PROBLEM REQUIREMENTS
Only the lines from the one containing "What Plotly.js code" through the one containing "const gaugeMax = 100;" should be duplicated, exactly as they appear. Pictures are to be left out.

************

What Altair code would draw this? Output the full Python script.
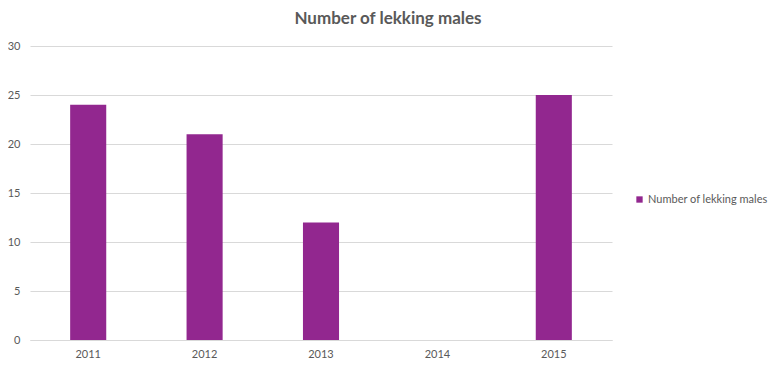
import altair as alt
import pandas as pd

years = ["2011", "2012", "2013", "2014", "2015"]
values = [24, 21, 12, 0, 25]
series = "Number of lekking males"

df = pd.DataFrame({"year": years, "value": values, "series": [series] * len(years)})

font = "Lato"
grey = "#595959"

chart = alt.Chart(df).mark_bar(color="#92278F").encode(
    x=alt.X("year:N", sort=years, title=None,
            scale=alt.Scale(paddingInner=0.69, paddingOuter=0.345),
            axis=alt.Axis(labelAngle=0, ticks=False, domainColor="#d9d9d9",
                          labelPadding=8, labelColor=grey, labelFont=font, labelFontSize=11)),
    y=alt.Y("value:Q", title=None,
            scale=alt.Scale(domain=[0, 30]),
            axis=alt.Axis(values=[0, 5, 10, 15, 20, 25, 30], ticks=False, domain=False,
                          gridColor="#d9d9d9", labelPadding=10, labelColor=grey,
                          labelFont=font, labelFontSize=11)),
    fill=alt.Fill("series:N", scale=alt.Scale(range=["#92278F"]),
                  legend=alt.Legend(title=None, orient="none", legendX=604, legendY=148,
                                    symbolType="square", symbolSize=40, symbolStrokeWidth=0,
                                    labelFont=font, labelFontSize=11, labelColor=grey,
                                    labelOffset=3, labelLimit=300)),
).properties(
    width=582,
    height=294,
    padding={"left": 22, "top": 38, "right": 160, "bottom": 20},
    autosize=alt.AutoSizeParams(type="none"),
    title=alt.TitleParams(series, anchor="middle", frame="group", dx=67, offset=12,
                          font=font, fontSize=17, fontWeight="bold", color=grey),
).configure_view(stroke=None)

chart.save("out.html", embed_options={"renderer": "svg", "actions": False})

************

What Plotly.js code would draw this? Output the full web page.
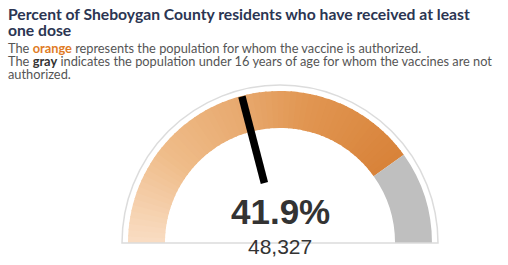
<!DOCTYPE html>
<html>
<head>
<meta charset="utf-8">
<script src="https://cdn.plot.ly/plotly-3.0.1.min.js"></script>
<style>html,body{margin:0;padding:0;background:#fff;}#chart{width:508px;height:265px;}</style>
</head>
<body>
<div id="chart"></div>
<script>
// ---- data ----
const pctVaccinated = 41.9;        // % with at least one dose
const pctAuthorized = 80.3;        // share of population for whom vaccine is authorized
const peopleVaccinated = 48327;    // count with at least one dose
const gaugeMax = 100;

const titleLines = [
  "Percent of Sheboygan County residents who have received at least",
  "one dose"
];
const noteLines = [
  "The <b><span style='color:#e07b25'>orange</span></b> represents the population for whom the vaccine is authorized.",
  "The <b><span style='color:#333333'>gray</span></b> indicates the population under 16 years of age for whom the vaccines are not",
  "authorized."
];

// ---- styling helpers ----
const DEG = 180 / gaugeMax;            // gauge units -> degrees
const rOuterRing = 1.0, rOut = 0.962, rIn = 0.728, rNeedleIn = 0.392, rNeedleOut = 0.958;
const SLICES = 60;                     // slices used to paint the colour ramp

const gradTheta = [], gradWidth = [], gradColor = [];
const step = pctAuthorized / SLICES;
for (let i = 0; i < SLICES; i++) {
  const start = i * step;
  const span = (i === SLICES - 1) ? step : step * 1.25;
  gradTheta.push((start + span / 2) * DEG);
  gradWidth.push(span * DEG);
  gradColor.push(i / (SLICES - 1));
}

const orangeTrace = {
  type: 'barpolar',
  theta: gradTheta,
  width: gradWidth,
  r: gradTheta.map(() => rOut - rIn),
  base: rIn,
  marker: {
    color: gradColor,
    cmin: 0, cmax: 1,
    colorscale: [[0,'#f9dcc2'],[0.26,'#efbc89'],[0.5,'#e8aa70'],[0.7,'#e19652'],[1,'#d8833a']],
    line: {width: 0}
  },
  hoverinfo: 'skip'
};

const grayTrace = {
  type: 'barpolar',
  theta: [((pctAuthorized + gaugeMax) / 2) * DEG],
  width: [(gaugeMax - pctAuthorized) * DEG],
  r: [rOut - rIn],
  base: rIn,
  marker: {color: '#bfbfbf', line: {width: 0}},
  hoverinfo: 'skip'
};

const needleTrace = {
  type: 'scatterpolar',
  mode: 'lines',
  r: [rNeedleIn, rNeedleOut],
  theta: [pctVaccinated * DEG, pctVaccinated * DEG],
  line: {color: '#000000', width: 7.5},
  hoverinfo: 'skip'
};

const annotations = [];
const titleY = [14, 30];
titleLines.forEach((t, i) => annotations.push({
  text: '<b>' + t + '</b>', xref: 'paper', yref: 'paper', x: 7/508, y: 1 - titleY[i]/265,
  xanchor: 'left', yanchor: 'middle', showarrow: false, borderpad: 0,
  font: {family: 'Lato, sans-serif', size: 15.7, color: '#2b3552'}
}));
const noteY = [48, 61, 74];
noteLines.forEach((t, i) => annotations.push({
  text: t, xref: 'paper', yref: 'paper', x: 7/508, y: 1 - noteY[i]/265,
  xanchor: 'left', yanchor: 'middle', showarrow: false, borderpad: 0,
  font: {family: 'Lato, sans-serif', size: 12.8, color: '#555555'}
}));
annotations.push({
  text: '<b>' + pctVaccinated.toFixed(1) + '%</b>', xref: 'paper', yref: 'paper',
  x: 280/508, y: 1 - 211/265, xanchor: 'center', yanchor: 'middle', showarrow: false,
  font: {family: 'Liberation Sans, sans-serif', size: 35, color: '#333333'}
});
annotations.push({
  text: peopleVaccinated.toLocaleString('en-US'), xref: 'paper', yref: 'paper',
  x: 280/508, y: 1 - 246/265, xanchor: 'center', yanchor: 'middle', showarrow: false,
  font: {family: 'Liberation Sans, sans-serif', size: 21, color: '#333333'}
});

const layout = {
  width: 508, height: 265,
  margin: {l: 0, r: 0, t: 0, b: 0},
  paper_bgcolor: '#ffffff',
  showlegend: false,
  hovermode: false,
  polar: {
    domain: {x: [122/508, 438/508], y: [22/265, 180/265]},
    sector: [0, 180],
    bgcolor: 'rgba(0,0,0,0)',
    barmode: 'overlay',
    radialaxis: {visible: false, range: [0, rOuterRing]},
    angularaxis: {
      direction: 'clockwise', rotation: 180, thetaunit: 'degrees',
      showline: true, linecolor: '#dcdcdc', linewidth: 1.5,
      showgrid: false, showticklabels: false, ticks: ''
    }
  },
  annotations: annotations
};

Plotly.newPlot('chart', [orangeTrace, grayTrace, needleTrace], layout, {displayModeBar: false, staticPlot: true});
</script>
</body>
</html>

************

EXERCISE ANSWER
What Plotly.js code would draw this? Output the full web page.
<!DOCTYPE html>
<html>
<head>
<meta charset="utf-8">
<script src="https://cdn.plot.ly/plotly-3.0.1.min.js"></script>
<style>html,body{margin:0;padding:0;background:#fff;}#chart{width:508px;height:265px;}</style>
</head>
<body>
<div id="chart"></div>
<script>
// ---- data ----
const pctVaccinated = 41.9;        // % with at least one dose
const pctAuthorized = 80.3;        // share of population for whom vaccine is authorized
const peopleVaccinated = 48327;    // count with at least one dose
const gaugeMax = 100;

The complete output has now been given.